- [INFORMATION PROVIDED]:

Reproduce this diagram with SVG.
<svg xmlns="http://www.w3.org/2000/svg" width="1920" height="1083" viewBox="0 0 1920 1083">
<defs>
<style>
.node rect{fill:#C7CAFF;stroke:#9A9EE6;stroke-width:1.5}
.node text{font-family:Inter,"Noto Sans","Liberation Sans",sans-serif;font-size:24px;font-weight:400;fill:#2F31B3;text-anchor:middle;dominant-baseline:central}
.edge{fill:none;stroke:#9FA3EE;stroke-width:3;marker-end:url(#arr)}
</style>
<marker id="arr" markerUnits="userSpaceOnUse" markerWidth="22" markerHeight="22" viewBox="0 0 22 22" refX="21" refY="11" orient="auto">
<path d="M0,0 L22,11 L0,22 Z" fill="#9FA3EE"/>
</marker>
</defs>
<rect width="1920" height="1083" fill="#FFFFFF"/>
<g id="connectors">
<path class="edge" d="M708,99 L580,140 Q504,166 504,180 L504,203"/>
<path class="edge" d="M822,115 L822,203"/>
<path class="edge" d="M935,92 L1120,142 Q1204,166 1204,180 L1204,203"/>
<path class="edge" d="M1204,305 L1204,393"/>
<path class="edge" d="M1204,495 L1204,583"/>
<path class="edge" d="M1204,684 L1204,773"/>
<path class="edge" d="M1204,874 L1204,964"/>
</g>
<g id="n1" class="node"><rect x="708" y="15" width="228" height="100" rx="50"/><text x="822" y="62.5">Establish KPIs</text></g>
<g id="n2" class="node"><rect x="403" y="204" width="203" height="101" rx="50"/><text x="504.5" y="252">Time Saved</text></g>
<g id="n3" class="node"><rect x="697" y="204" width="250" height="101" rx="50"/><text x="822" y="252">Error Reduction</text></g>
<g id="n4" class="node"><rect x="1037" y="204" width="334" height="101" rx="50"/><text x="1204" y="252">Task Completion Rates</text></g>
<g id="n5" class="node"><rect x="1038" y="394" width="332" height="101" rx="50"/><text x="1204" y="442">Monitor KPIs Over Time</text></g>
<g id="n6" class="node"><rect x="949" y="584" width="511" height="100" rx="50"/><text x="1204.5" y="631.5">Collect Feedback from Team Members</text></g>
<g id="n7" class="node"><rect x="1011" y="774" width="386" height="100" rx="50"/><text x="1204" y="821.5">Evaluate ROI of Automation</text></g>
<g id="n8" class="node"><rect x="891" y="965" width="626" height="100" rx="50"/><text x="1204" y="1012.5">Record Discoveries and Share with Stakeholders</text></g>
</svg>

- [STATED PROBLEM]: Type out the whole listing above again, exactly as it stands.

- [COMPLETE ANSWER]:
Reproduce this diagram with SVG.
<svg xmlns="http://www.w3.org/2000/svg" width="1920" height="1083" viewBox="0 0 1920 1083">
<defs>
<style>
.node rect{fill:#C7CAFF;stroke:#9A9EE6;stroke-width:1.5}
.node text{font-family:Inter,"Noto Sans","Liberation Sans",sans-serif;font-size:24px;font-weight:400;fill:#2F31B3;text-anchor:middle;dominant-baseline:central}
.edge{fill:none;stroke:#9FA3EE;stroke-width:3;marker-end:url(#arr)}
</style>
<marker id="arr" markerUnits="userSpaceOnUse" markerWidth="22" markerHeight="22" viewBox="0 0 22 22" refX="21" refY="11" orient="auto">
<path d="M0,0 L22,11 L0,22 Z" fill="#9FA3EE"/>
</marker>
</defs>
<rect width="1920" height="1083" fill="#FFFFFF"/>
<g id="connectors">
<path class="edge" d="M708,99 L580,140 Q504,166 504,180 L504,203"/>
<path class="edge" d="M822,115 L822,203"/>
<path class="edge" d="M935,92 L1120,142 Q1204,166 1204,180 L1204,203"/>
<path class="edge" d="M1204,305 L1204,393"/>
<path class="edge" d="M1204,495 L1204,583"/>
<path class="edge" d="M1204,684 L1204,773"/>
<path class="edge" d="M1204,874 L1204,964"/>
</g>
<g id="n1" class="node"><rect x="708" y="15" width="228" height="100" rx="50"/><text x="822" y="62.5">Establish KPIs</text></g>
<g id="n2" class="node"><rect x="403" y="204" width="203" height="101" rx="50"/><text x="504.5" y="252">Time Saved</text></g>
<g id="n3" class="node"><rect x="697" y="204" width="250" height="101" rx="50"/><text x="822" y="252">Error Reduction</text></g>
<g id="n4" class="node"><rect x="1037" y="204" width="334" height="101" rx="50"/><text x="1204" y="252">Task Completion Rates</text></g>
<g id="n5" class="node"><rect x="1038" y="394" width="332" height="101" rx="50"/><text x="1204" y="442">Monitor KPIs Over Time</text></g>
<g id="n6" class="node"><rect x="949" y="584" width="511" height="100" rx="50"/><text x="1204.5" y="631.5">Collect Feedback from Team Members</text></g>
<g id="n7" class="node"><rect x="1011" y="774" width="386" height="100" rx="50"/><text x="1204" y="821.5">Evaluate ROI of Automation</text></g>
<g id="n8" class="node"><rect x="891" y="965" width="626" height="100" rx="50"/><text x="1204" y="1012.5">Record Discoveries and Share with Stakeholders</text></g>
</svg>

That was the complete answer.